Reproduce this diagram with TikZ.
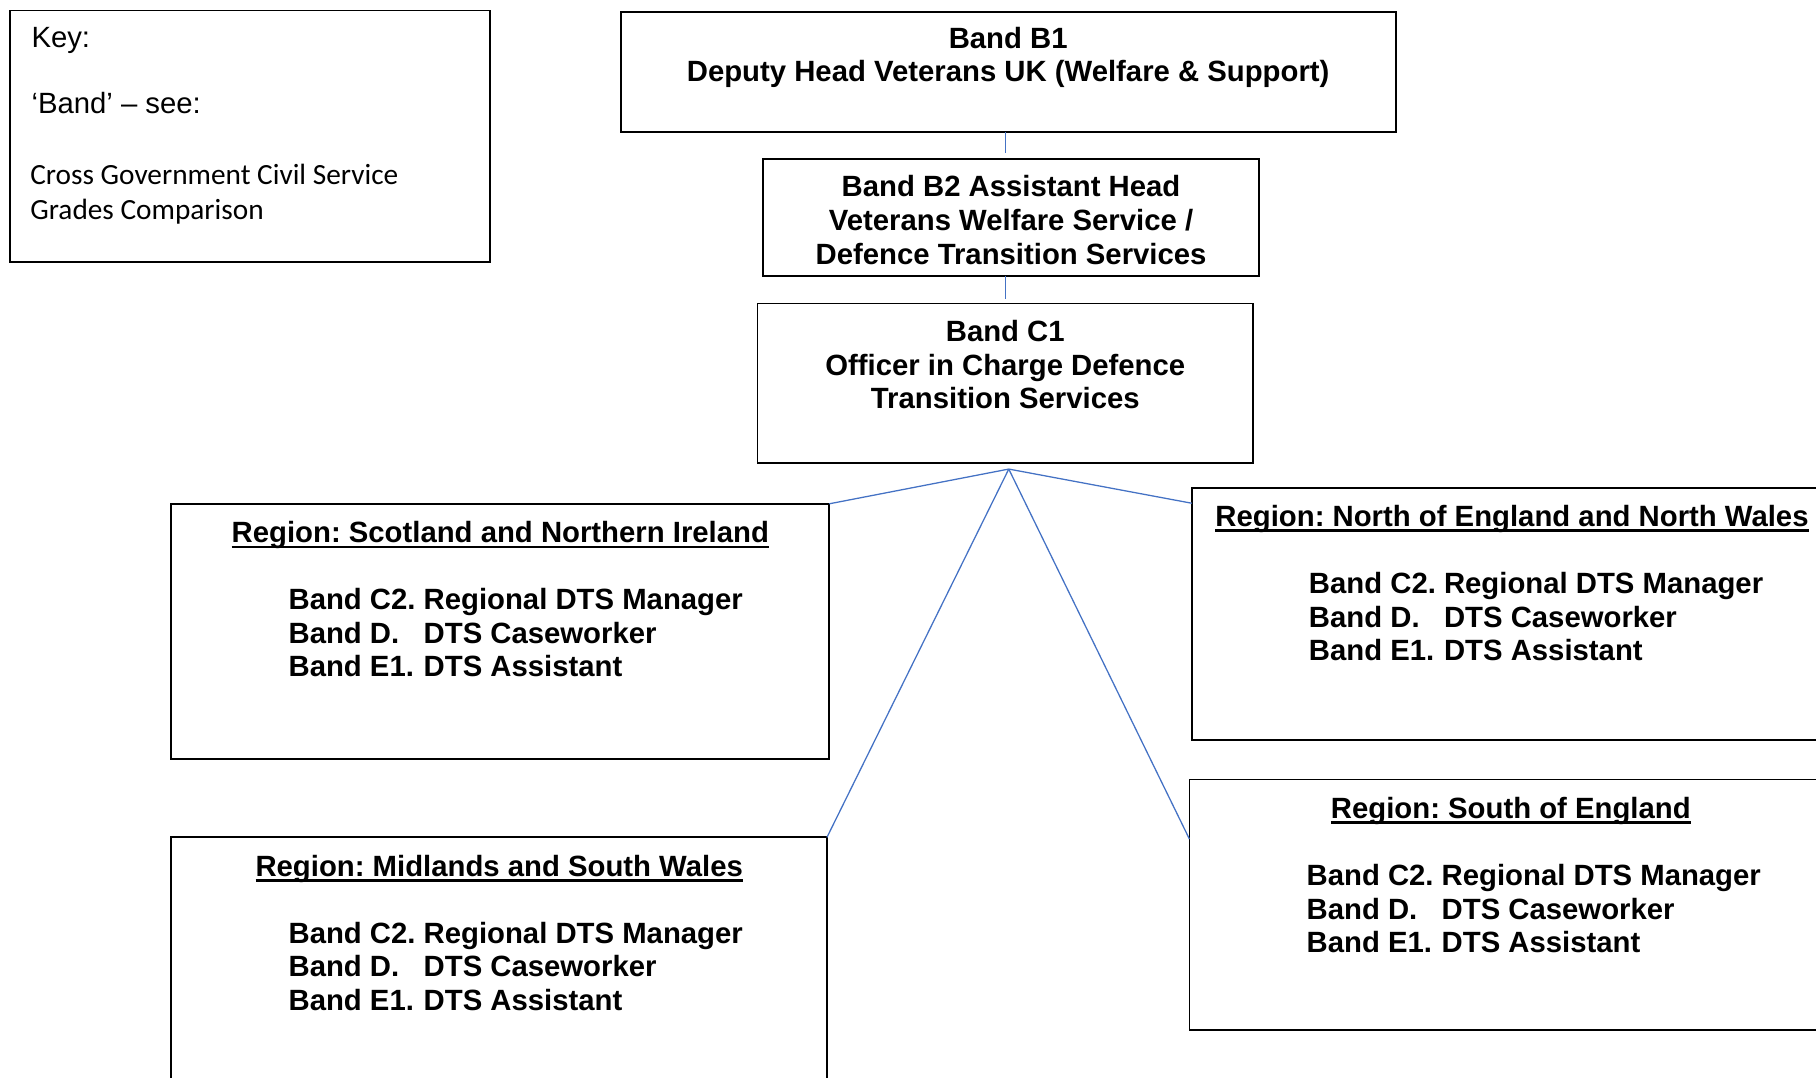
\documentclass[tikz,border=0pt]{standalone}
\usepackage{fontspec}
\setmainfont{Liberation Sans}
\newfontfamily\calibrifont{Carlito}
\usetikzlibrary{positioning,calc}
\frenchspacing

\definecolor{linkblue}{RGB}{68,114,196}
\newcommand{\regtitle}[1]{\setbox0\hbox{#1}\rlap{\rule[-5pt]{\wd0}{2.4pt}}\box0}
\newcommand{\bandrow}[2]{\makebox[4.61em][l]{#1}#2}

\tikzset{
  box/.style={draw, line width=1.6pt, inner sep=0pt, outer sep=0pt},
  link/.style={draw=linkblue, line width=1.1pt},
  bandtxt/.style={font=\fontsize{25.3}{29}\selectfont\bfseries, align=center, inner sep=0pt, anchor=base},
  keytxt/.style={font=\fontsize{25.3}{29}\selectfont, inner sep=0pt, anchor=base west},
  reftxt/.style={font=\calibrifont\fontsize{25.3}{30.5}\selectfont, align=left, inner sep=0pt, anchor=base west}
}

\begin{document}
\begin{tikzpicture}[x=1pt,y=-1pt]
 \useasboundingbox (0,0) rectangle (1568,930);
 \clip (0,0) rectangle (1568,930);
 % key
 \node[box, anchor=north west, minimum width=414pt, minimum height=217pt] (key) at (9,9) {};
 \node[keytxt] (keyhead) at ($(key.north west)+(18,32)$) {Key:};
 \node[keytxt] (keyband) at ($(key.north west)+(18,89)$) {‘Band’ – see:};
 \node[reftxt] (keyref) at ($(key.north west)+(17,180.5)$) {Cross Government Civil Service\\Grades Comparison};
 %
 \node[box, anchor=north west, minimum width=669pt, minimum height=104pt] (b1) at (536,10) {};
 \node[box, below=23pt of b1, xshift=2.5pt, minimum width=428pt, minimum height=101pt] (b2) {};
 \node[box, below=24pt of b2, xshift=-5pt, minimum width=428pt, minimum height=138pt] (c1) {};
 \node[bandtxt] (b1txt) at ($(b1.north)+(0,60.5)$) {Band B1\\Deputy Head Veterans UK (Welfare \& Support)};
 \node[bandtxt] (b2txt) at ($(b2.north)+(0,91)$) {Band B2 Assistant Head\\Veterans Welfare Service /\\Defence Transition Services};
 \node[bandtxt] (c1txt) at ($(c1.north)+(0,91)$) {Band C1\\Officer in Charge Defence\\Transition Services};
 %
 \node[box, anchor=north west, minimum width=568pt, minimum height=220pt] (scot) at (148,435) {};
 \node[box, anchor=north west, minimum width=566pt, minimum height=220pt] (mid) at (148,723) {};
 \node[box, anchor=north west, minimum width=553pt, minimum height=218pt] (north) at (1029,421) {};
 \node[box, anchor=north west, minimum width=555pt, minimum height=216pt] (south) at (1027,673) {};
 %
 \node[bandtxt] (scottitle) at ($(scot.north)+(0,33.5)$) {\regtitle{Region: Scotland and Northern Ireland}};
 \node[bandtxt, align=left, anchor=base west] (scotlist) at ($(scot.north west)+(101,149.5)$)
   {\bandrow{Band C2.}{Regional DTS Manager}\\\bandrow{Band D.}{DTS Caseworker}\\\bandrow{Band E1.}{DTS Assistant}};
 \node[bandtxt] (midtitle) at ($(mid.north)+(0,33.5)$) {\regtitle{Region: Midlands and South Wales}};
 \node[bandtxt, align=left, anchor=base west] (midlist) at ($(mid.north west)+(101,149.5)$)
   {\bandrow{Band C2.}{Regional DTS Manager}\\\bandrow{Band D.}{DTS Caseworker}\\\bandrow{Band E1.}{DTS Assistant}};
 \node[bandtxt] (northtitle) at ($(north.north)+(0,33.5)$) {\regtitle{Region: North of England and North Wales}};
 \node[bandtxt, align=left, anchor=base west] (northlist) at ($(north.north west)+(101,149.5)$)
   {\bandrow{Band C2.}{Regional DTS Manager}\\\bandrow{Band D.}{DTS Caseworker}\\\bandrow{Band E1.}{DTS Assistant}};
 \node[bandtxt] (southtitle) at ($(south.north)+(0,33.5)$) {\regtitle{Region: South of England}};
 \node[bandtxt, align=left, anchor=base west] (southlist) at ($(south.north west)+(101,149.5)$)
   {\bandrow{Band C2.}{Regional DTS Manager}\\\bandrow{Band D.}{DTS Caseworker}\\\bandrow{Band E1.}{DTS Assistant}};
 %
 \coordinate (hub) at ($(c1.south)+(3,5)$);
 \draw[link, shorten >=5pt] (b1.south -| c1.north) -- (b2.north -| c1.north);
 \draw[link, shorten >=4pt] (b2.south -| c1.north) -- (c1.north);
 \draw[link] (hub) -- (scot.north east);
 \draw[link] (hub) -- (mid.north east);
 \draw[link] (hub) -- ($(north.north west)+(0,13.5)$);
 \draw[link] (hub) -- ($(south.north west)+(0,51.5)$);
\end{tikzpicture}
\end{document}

◆ What is expected ◆
Transcribe the preceding listing in its entirety and with exact wording, leaving out pictures.

◆ Result of this exercise ◆
Reproduce this diagram with TikZ.
\documentclass[tikz,border=0pt]{standalone}
\usepackage{fontspec}
\setmainfont{Liberation Sans}
\newfontfamily\calibrifont{Carlito}
\usetikzlibrary{positioning,calc}
\frenchspacing

\definecolor{linkblue}{RGB}{68,114,196}
\newcommand{\regtitle}[1]{\setbox0\hbox{#1}\rlap{\rule[-5pt]{\wd0}{2.4pt}}\box0}
\newcommand{\bandrow}[2]{\makebox[4.61em][l]{#1}#2}

\tikzset{
  box/.style={draw, line width=1.6pt, inner sep=0pt, outer sep=0pt},
  link/.style={draw=linkblue, line width=1.1pt},
  bandtxt/.style={font=\fontsize{25.3}{29}\selectfont\bfseries, align=center, inner sep=0pt, anchor=base},
  keytxt/.style={font=\fontsize{25.3}{29}\selectfont, inner sep=0pt, anchor=base west},
  reftxt/.style={font=\calibrifont\fontsize{25.3}{30.5}\selectfont, align=left, inner sep=0pt, anchor=base west}
}

\begin{document}
\begin{tikzpicture}[x=1pt,y=-1pt]
 \useasboundingbox (0,0) rectangle (1568,930);
 \clip (0,0) rectangle (1568,930);
 % key
 \node[box, anchor=north west, minimum width=414pt, minimum height=217pt] (key) at (9,9) {};
 \node[keytxt] (keyhead) at ($(key.north west)+(18,32)$) {Key:};
 \node[keytxt] (keyband) at ($(key.north west)+(18,89)$) {‘Band’ – see:};
 \node[reftxt] (keyref) at ($(key.north west)+(17,180.5)$) {Cross Government Civil Service\\Grades Comparison};
 %
 \node[box, anchor=north west, minimum width=669pt, minimum height=104pt] (b1) at (536,10) {};
 \node[box, below=23pt of b1, xshift=2.5pt, minimum width=428pt, minimum height=101pt] (b2) {};
 \node[box, below=24pt of b2, xshift=-5pt, minimum width=428pt, minimum height=138pt] (c1) {};
 \node[bandtxt] (b1txt) at ($(b1.north)+(0,60.5)$) {Band B1\\Deputy Head Veterans UK (Welfare \& Support)};
 \node[bandtxt] (b2txt) at ($(b2.north)+(0,91)$) {Band B2 Assistant Head\\Veterans Welfare Service /\\Defence Transition Services};
 \node[bandtxt] (c1txt) at ($(c1.north)+(0,91)$) {Band C1\\Officer in Charge Defence\\Transition Services};
 %
 \node[box, anchor=north west, minimum width=568pt, minimum height=220pt] (scot) at (148,435) {};
 \node[box, anchor=north west, minimum width=566pt, minimum height=220pt] (mid) at (148,723) {};
 \node[box, anchor=north west, minimum width=553pt, minimum height=218pt] (north) at (1029,421) {};
 \node[box, anchor=north west, minimum width=555pt, minimum height=216pt] (south) at (1027,673) {};
 %
 \node[bandtxt] (scottitle) at ($(scot.north)+(0,33.5)$) {\regtitle{Region: Scotland and Northern Ireland}};
 \node[bandtxt, align=left, anchor=base west] (scotlist) at ($(scot.north west)+(101,149.5)$)
   {\bandrow{Band C2.}{Regional DTS Manager}\\\bandrow{Band D.}{DTS Caseworker}\\\bandrow{Band E1.}{DTS Assistant}};
 \node[bandtxt] (midtitle) at ($(mid.north)+(0,33.5)$) {\regtitle{Region: Midlands and South Wales}};
 \node[bandtxt, align=left, anchor=base west] (midlist) at ($(mid.north west)+(101,149.5)$)
   {\bandrow{Band C2.}{Regional DTS Manager}\\\bandrow{Band D.}{DTS Caseworker}\\\bandrow{Band E1.}{DTS Assistant}};
 \node[bandtxt] (northtitle) at ($(north.north)+(0,33.5)$) {\regtitle{Region: North of England and North Wales}};
 \node[bandtxt, align=left, anchor=base west] (northlist) at ($(north.north west)+(101,149.5)$)
   {\bandrow{Band C2.}{Regional DTS Manager}\\\bandrow{Band D.}{DTS Caseworker}\\\bandrow{Band E1.}{DTS Assistant}};
 \node[bandtxt] (southtitle) at ($(south.north)+(0,33.5)$) {\regtitle{Region: South of England}};
 \node[bandtxt, align=left, anchor=base west] (southlist) at ($(south.north west)+(101,149.5)$)
   {\bandrow{Band C2.}{Regional DTS Manager}\\\bandrow{Band D.}{DTS Caseworker}\\\bandrow{Band E1.}{DTS Assistant}};
 %
 \coordinate (hub) at ($(c1.south)+(3,5)$);
 \draw[link, shorten >=5pt] (b1.south -| c1.north) -- (b2.north -| c1.north);
 \draw[link, shorten >=4pt] (b2.south -| c1.north) -- (c1.north);
 \draw[link] (hub) -- (scot.north east);
 \draw[link] (hub) -- (mid.north east);
 \draw[link] (hub) -- ($(north.north west)+(0,13.5)$);
 \draw[link] (hub) -- ($(south.north west)+(0,51.5)$);
\end{tikzpicture}
\end{document}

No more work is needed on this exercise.